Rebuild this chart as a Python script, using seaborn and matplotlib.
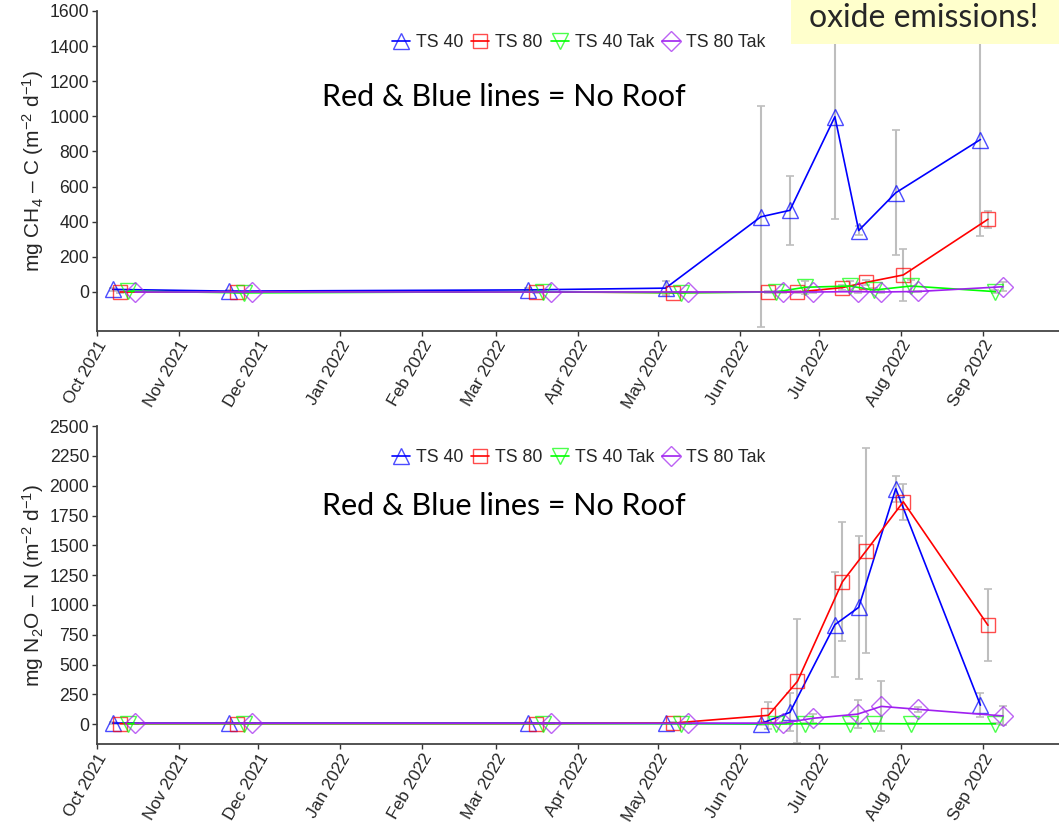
import pandas as pd
import numpy as np
import seaborn as sns
import matplotlib.pyplot as plt
import matplotlib.dates as mdates
from matplotlib.colors import to_rgba
from matplotlib.patches import Rectangle

# sampling dates (TS 40); other treatments were sampled a few days later
sample_dates = ["2021-10-07", "2021-11-20", "2022-03-13", "2022-05-04", "2022-06-09",
                "2022-06-20", "2022-07-07", "2022-07-16", "2022-07-30", "2022-08-31"]
series_names = ["TS 40", "TS 80", "TS 40 Tak", "TS 80 Tak"]
series_lag_days = [0, 2.85, 5.7, 8.55]

# CH4 flux, mg CH4-C m-2 d-1 (mean and error)
ch4_ts40 = [15, 5, 12, 22, 428, 465, 998, 350, 565, 868]
ch4_ts40_err = [10, 5, 8, 40, 630, 195, 585, 25, 355, 550]
ch4_ts80 = [0, 0, 0, -3, 0, 0, 25, 55, 97, 414]
ch4_ts80_err = [3, 3, 3, 5, 5, 5, 12, 15, 148, 50]
ch4_ts40tak = [5, -5, 2, -5, 0, 27, 34, 11, 34, 2]
ch4_ts40tak_err = [3, 3, 3, 3, 5, 37, 30, 10, 35, 10]
ch4_ts80tak = [0, 0, 0, 0, 0, 0, 2, 0, 3, 30]
ch4_ts80tak_err = [2, 2, 2, 2, 3, 3, 5, 5, 5, 25]

# N2O flux, mg N2O-N m-2 d-1 (mean and error)
n2o_ts40 = [10, 10, 10, 8, 5, 100, 835, 980, 1975, 160]
n2o_ts40_err = [5, 5, 5, 5, 10, 160, 440, 600, 110, 100]
n2o_ts80 = [5, 5, 5, 10, 75, 360, 1195, 1455, 1865, 830]
n2o_ts80_err = [5, 5, 5, 5, 115, 520, 500, 860, 150, 300]
n2o_ts40tak = [5, 5, 5, 5, 3, 4, 4, 5, 4, 4]
n2o_ts40tak_err = [3, 3, 3, 3, 3, 3, 3, 3, 3, 3]
n2o_ts80tak = [8, 8, 8, 8, 10, 50, 85, 150, 125, 70]
n2o_ts80tak_err = [5, 5, 5, 5, 10, 40, 115, 210, 20, 80]

colors = {"TS 40": "#0000FF", "TS 80": "#FF0000", "TS 40 Tak": "#00FF00", "TS 80 Tak": "#A020F0"}
markers = {"TS 40": "^", "TS 80": "s", "TS 40 Tak": "v", "TS 80 Tak": "D"}
marker_sizes = {"TS 40": 12, "TS 80": 10, "TS 40 Tak": 12, "TS 80 Tak": 10}


def long_table(means, errs):
    rows = []
    for name, lag, m, e in zip(series_names, series_lag_days, means, errs):
        d = pd.to_datetime(sample_dates) + pd.to_timedelta(lag, unit="D")
        rows.append(pd.DataFrame({"date": d, "flux": m, "err": e, "treatment": name}))
    return pd.concat(rows, ignore_index=True)


ch4_df = long_table([ch4_ts40, ch4_ts80, ch4_ts40tak, ch4_ts80tak],
                    [ch4_ts40_err, ch4_ts80_err, ch4_ts40tak_err, ch4_ts80tak_err])
n2o_df = long_table([n2o_ts40, n2o_ts80, n2o_ts40tak, n2o_ts80tak],
                    [n2o_ts40_err, n2o_ts80_err, n2o_ts40tak_err, n2o_ts80tak_err])

sns.set_style("ticks")
plt.rcParams["font.family"] = ["Liberation Sans", "DejaVu Sans"]
plt.rcParams["mathtext.fontset"] = "custom"
plt.rcParams["mathtext.rm"] = "Liberation Sans"
plt.rcParams["mathtext.it"] = "Liberation Sans:italic"

fig = plt.figure(figsize=(10.59, 8.25), dpi=100)
ax1 = fig.add_axes([0.0913, 0.5988, 0.9087, 0.3879])
ax2 = fig.add_axes([0.0913, 0.0978, 0.9087, 0.3858])

x_start = pd.Timestamp("2021-10-01")
x_end = x_start + pd.Timedelta(days=363.7)


def draw_panel(ax, df, ylim, yticks, ylabel):
    sns.lineplot(data=df, x="date", y="flux", hue="treatment", style="treatment",
                 hue_order=series_names, style_order=series_names,
                 palette=colors, markers=markers, dashes=False, linewidth=1.2,
                 legend=False, ax=ax, zorder=3)
    handles = []
    for line, name in zip(ax.lines, series_names):
        line.set_markerfacecolor("none")
        line.set_markeredgecolor(to_rgba(colors[name], 0.7))
        line.set_markeredgewidth(1.0)
        line.set_markersize(marker_sizes[name])
        handles.append(line)
    ax.errorbar(df["date"], df["flux"], yerr=df["err"], fmt="none", ecolor="#BEBEBE",
                elinewidth=1.5, capsize=3, capthick=1.2, zorder=2)
    ax.set_xlim(x_start, x_end)
    ax.set_ylim(*ylim)
    ax.set_yticks(yticks)
    ax.xaxis.set_major_locator(mdates.MonthLocator())
    ax.xaxis.set_major_formatter(mdates.DateFormatter("%b %Y"))
    for lab in ax.get_xticklabels():
        lab.set_rotation(60)
        lab.set_ha("right")
        lab.set_va("top")
        lab.set_rotation_mode("anchor")
    ax.tick_params(labelsize=12.7, length=3.5, width=1, color="#333333", pad=2)
    ax.tick_params(axis="x", labelsize=12.4, pad=1.5)
    for side in ["top", "right"]:
        ax.spines[side].set_visible(False)
    for side in ["left", "bottom"]:
        ax.spines[side].set_color("#444444")
        ax.spines[side].set_linewidth(1.3)
    ax.spines["left"].set_bounds(ylim[0], yticks[-1])
    ax.set_xlabel("")
    ax.set_ylabel(ylabel, fontsize=15)
    ax.yaxis.set_label_coords(-0.053, 0.5)
    ax.legend(handles=handles, labels=series_names, ncol=4, frameon=False,
              loc="center", bbox_to_anchor=(0.501, 0.9), fontsize=12.8,
              handlelength=1.0, handletextpad=0.35, columnspacing=0.45)
    ax.text(0.235, 0.0, "Red & Blue lines = No Roof", transform=ax.transAxes,
            family="Lato", fontsize=22, color="black")


draw_panel(ax1, ch4_df, (-222, 1600), np.arange(0, 1601, 200),
           "mg CH$_4$ – C (m$^{-2}$ d$^{-1}$)")
draw_panel(ax2, n2o_df, (-168, 2500), np.arange(0, 2501, 250),
           "mg N$_2$O – N (m$^{-2}$ d$^{-1}$)")

# place the annotation texts in figure pixels
for t, base in zip([ax1.texts[0], ax2.texts[0]], [106, 515]):
    t.set_transform(fig.transFigure)
    t.set_position((322 / 1059, 1 - base / 825))

# slide call-out box cut off at the top-right corner
fig.patches.append(Rectangle((791 / 1059, 1 - 44.3 / 825), 1 - 791 / 1059, 44.3 / 825,
                             transform=fig.transFigure, facecolor="#FFFFCC",
                             edgecolor="none", zorder=10))
fig.text(924 / 1059, 1 - 27 / 825, "oxide emissions!", family="Lato", fontsize=23,
         ha="center", va="baseline", zorder=11)

fig.savefig("out.png", dpi=100)
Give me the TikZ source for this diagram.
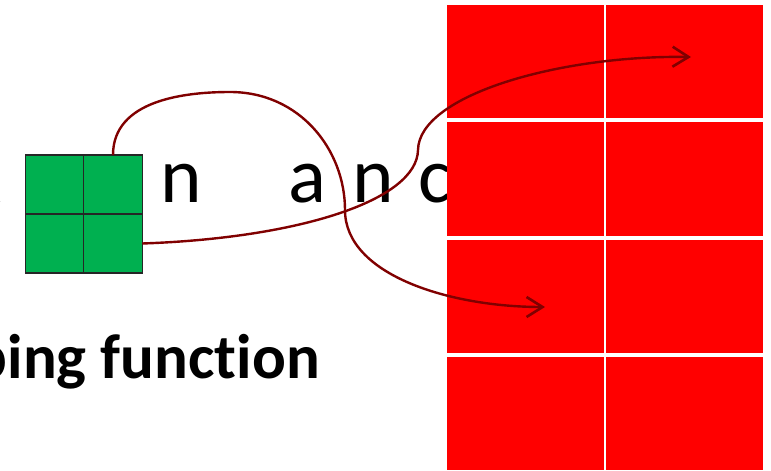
\documentclass[tikz,border=0pt]{standalone}
\usepackage{fontspec}
\setmainfont{Carlito}[Ligatures=NoCommon]
\usetikzlibrary{arrows.meta}
\definecolor{gcell}{HTML}{00B050}
\definecolor{rcell}{HTML}{FF0000}
\definecolor{arrowred}{HTML}{800000}
\tikzset{
  greencell/.style={draw=black!85, line width=1.3pt, fill=gcell, minimum width=58.5pt, minimum height=59pt, inner sep=0pt, outer sep=0pt},
  redcell/.style={fill=rcell, draw=none, inner sep=0pt, outer sep=0pt},
  bigletter/.style={anchor=base, inner sep=0pt, font=\fontsize{79}{79}\selectfont},
  titletext/.style={anchor=base east, inner sep=0pt, font=\fontsize{63}{63}\selectfont\bfseries},
  maparrow/.style={draw=arrowred, line width=2.4pt, -{Straight Barb[length=16pt,width=20pt,line width=2.6pt]}}
}
\begin{document}
\begin{tikzpicture}[x=1pt,y=-1pt]
\useasboundingbox (0,0) rectangle (771,471);
\clip (0,0) rectangle (771,471);
% text row
\node[bigletter, anchor=base east] (lx) at (1.5,202) {x};
\node[bigletter] (l1) at (181,202) {n};
\node[bigletter] (l2) at (307.5,202) {a};
\node[bigletter] (l3) at (373,202) {n};
\node[bigletter] (l4) at (435,202) {c};
\node[titletext] (title) at (320,378) {ping function};
% green grid
\node[greencell] (g11) at (54.5,184.5) {};
\node[greencell] (g12) at (113,184.5) {};
\node[greencell] (g21) at (54.5,243.5) {};
\node[greencell] (g22) at (113,243.5) {};
% red grid
\node[redcell, minimum width=157pt, minimum height=113pt] (r11) at (525.5,61.5) {};
\node[redcell, minimum width=157pt, minimum height=113pt] (r12) at (684.5,61.5) {};
\node[redcell, minimum width=157pt, minimum height=114pt] (r21) at (525.5,179) {};
\node[redcell, minimum width=157pt, minimum height=114pt] (r22) at (684.5,179) {};
\node[redcell, minimum width=157pt, minimum height=113pt] (r31) at (525.5,296.5) {};
\node[redcell, minimum width=157pt, minimum height=113pt] (r32) at (684.5,296.5) {};
\node[redcell, minimum width=157pt, minimum height=113pt] (r41) at (525.5,413.5) {};
\node[redcell, minimum width=157pt, minimum height=113pt] (r42) at (684.5,413.5) {};
% arrow targets
\coordinate (t1) at (545,307);
\coordinate (t2) at (691,57);
% connectors
\draw[maparrow] (g12.north) .. controls (113,100) and (185,92) .. (230,92)
   .. controls (300,92) and (345,150) .. (345,210)
   .. controls (345,275) and (450,307) .. (t1);
\draw[maparrow] (g22.east) .. controls (300,238) and (417,200) .. (418,150)
   .. controls (419,95) and (560,55) .. (t2);
\end{tikzpicture}
\end{document}
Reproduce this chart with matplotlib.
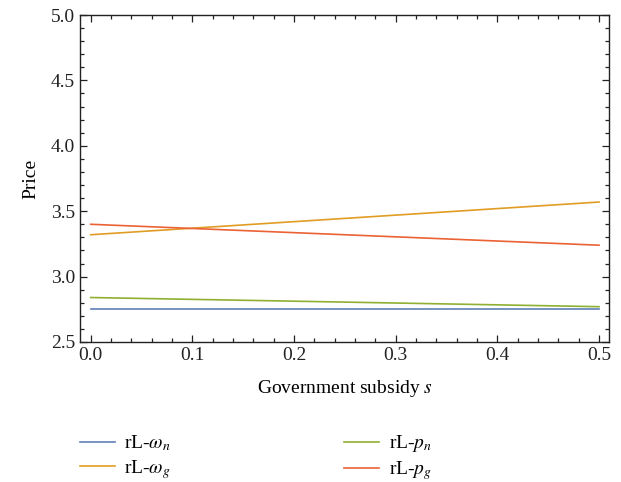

○ ○ ○ ○

__JOB__
Show all lines above holding "this".

__ANSWER IN FULL__
Rebuild this chart as a Python script, using seaborn and matplotlib.
Give me the TikZ source for this diagram.
Reproduce this chart with matplotlib.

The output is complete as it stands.